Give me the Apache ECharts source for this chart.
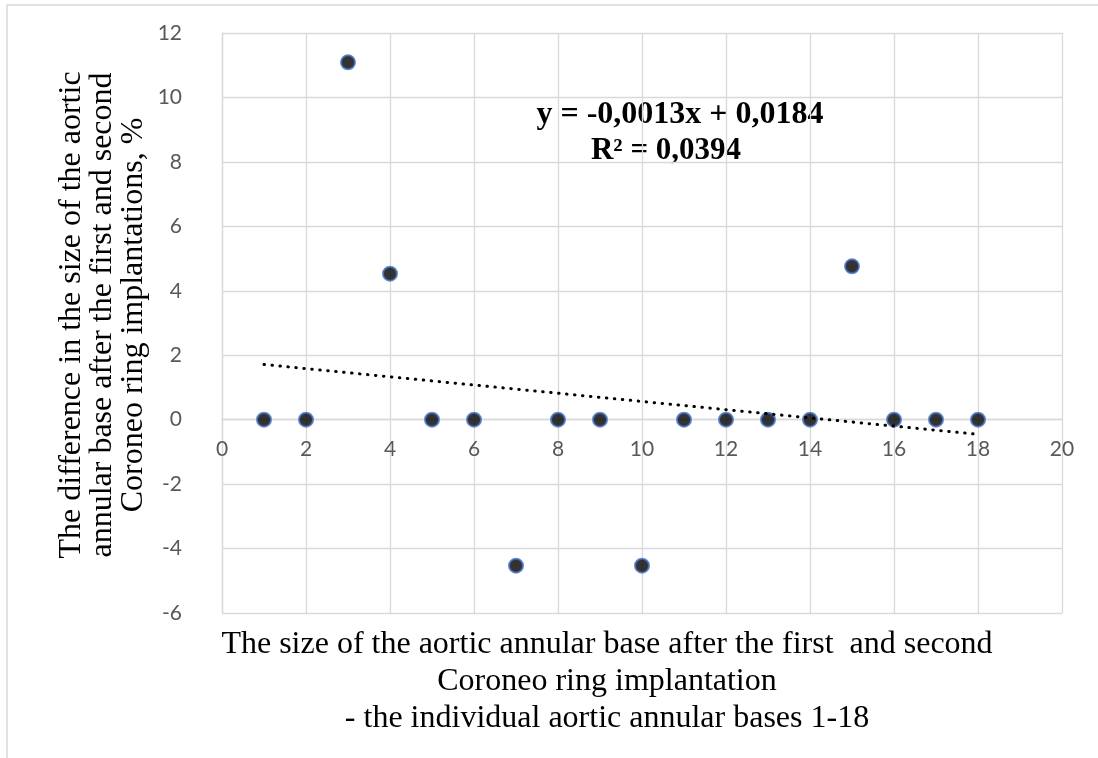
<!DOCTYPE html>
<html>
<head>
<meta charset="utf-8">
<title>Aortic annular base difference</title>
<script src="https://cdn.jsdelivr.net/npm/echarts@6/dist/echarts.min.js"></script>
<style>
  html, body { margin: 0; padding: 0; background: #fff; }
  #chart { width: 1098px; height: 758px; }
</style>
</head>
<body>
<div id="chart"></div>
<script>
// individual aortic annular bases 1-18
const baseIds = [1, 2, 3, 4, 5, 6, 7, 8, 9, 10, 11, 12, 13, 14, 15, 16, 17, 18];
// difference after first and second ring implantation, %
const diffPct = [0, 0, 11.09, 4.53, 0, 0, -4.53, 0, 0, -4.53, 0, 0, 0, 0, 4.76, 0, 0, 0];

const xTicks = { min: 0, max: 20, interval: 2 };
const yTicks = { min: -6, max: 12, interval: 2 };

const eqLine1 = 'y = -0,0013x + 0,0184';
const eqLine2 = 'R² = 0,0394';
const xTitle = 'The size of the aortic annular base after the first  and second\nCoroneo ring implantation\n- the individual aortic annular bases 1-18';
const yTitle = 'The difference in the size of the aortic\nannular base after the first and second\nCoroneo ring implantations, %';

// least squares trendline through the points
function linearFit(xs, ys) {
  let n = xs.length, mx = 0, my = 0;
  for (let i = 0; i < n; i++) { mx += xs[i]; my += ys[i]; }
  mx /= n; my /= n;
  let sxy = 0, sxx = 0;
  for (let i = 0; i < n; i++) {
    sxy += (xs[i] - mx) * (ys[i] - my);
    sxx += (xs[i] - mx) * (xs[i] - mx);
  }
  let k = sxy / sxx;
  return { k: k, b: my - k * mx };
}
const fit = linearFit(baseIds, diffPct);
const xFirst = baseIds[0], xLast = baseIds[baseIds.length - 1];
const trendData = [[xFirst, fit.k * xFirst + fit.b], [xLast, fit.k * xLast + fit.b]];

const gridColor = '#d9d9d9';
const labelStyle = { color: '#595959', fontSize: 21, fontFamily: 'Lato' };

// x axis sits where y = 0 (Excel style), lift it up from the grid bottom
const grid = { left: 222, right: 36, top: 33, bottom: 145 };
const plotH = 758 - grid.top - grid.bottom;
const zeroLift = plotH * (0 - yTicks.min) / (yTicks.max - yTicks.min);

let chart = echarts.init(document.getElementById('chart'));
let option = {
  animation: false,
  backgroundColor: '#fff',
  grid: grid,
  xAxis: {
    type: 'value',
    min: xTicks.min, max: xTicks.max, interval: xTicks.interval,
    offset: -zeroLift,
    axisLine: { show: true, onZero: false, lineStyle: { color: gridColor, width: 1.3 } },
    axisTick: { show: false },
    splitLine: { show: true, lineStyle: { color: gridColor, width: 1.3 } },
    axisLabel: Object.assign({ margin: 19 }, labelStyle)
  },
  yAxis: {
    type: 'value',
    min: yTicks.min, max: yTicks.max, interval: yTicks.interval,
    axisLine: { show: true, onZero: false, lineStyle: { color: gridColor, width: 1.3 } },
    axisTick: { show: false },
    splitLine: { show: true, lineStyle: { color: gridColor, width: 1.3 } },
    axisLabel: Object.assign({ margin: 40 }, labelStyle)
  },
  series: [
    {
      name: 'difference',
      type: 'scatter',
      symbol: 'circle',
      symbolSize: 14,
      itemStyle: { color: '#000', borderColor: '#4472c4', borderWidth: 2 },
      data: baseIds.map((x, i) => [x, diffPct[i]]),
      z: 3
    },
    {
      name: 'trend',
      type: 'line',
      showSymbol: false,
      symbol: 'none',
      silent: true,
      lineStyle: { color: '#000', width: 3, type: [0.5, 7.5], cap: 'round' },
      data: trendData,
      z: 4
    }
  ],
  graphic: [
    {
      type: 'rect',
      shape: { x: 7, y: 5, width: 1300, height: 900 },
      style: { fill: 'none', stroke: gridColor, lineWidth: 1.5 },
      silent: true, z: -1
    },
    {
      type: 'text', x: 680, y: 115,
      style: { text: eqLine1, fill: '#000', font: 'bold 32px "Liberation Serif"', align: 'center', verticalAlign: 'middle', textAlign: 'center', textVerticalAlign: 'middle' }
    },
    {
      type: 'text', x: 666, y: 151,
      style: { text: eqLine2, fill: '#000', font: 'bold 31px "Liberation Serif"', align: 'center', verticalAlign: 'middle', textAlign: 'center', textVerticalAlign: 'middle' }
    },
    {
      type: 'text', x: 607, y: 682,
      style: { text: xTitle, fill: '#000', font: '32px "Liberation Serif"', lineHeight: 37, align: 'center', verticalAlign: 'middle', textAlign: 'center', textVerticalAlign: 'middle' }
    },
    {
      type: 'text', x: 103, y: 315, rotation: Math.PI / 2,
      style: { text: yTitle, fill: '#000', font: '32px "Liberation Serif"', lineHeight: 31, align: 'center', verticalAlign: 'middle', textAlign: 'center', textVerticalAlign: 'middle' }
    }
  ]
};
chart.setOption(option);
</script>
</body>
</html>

WHAT NEEDS TO BE DONE: Reproduce the whole listing above word for word, but not its pictures.

RESPONSE TO THE EXERCISE:
Give me the Apache ECharts source for this chart.
<!DOCTYPE html>
<html>
<head>
<meta charset="utf-8">
<title>Aortic annular base difference</title>
<script src="https://cdn.jsdelivr.net/npm/echarts@6/dist/echarts.min.js"></script>
<style>
  html, body { margin: 0; padding: 0; background: #fff; }
  #chart { width: 1098px; height: 758px; }
</style>
</head>
<body>
<div id="chart"></div>
<script>
// individual aortic annular bases 1-18
const baseIds = [1, 2, 3, 4, 5, 6, 7, 8, 9, 10, 11, 12, 13, 14, 15, 16, 17, 18];
// difference after first and second ring implantation, %
const diffPct = [0, 0, 11.09, 4.53, 0, 0, -4.53, 0, 0, -4.53, 0, 0, 0, 0, 4.76, 0, 0, 0];

const xTicks = { min: 0, max: 20, interval: 2 };
const yTicks = { min: -6, max: 12, interval: 2 };

const eqLine1 = 'y = -0,0013x + 0,0184';
const eqLine2 = 'R² = 0,0394';
const xTitle = 'The size of the aortic annular base after the first  and second\nCoroneo ring implantation\n- the individual aortic annular bases 1-18';
const yTitle = 'The difference in the size of the aortic\nannular base after the first and second\nCoroneo ring implantations, %';

// least squares trendline through the points
function linearFit(xs, ys) {
  let n = xs.length, mx = 0, my = 0;
  for (let i = 0; i < n; i++) { mx += xs[i]; my += ys[i]; }
  mx /= n; my /= n;
  let sxy = 0, sxx = 0;
  for (let i = 0; i < n; i++) {
    sxy += (xs[i] - mx) * (ys[i] - my);
    sxx += (xs[i] - mx) * (xs[i] - mx);
  }
  let k = sxy / sxx;
  return { k: k, b: my - k * mx };
}
const fit = linearFit(baseIds, diffPct);
const xFirst = baseIds[0], xLast = baseIds[baseIds.length - 1];
const trendData = [[xFirst, fit.k * xFirst + fit.b], [xLast, fit.k * xLast + fit.b]];

const gridColor = '#d9d9d9';
const labelStyle = { color: '#595959', fontSize: 21, fontFamily: 'Lato' };

// x axis sits where y = 0 (Excel style), lift it up from the grid bottom
const grid = { left: 222, right: 36, top: 33, bottom: 145 };
const plotH = 758 - grid.top - grid.bottom;
const zeroLift = plotH * (0 - yTicks.min) / (yTicks.max - yTicks.min);

let chart = echarts.init(document.getElementById('chart'));
let option = {
  animation: false,
  backgroundColor: '#fff',
  grid: grid,
  xAxis: {
    type: 'value',
    min: xTicks.min, max: xTicks.max, interval: xTicks.interval,
    offset: -zeroLift,
    axisLine: { show: true, onZero: false, lineStyle: { color: gridColor, width: 1.3 } },
    axisTick: { show: false },
    splitLine: { show: true, lineStyle: { color: gridColor, width: 1.3 } },
    axisLabel: Object.assign({ margin: 19 }, labelStyle)
  },
  yAxis: {
    type: 'value',
    min: yTicks.min, max: yTicks.max, interval: yTicks.interval,
    axisLine: { show: true, onZero: false, lineStyle: { color: gridColor, width: 1.3 } },
    axisTick: { show: false },
    splitLine: { show: true, lineStyle: { color: gridColor, width: 1.3 } },
    axisLabel: Object.assign({ margin: 40 }, labelStyle)
  },
  series: [
    {
      name: 'difference',
      type: 'scatter',
      symbol: 'circle',
      symbolSize: 14,
      itemStyle: { color: '#000', borderColor: '#4472c4', borderWidth: 2 },
      data: baseIds.map((x, i) => [x, diffPct[i]]),
      z: 3
    },
    {
      name: 'trend',
      type: 'line',
      showSymbol: false,
      symbol: 'none',
      silent: true,
      lineStyle: { color: '#000', width: 3, type: [0.5, 7.5], cap: 'round' },
      data: trendData,
      z: 4
    }
  ],
  graphic: [
    {
      type: 'rect',
      shape: { x: 7, y: 5, width: 1300, height: 900 },
      style: { fill: 'none', stroke: gridColor, lineWidth: 1.5 },
      silent: true, z: -1
    },
    {
      type: 'text', x: 680, y: 115,
      style: { text: eqLine1, fill: '#000', font: 'bold 32px "Liberation Serif"', align: 'center', verticalAlign: 'middle', textAlign: 'center', textVerticalAlign: 'middle' }
    },
    {
      type: 'text', x: 666, y: 151,
      style: { text: eqLine2, fill: '#000', font: 'bold 31px "Liberation Serif"', align: 'center', verticalAlign: 'middle', textAlign: 'center', textVerticalAlign: 'middle' }
    },
    {
      type: 'text', x: 607, y: 682,
      style: { text: xTitle, fill: '#000', font: '32px "Liberation Serif"', lineHeight: 37, align: 'center', verticalAlign: 'middle', textAlign: 'center', textVerticalAlign: 'middle' }
    },
    {
      type: 'text', x: 103, y: 315, rotation: Math.PI / 2,
      style: { text: yTitle, fill: '#000', font: '32px "Liberation Serif"', lineHeight: 31, align: 'center', verticalAlign: 'middle', textAlign: 'center', textVerticalAlign: 'middle' }
    }
  ]
};
chart.setOption(option);
</script>
</body>
</html>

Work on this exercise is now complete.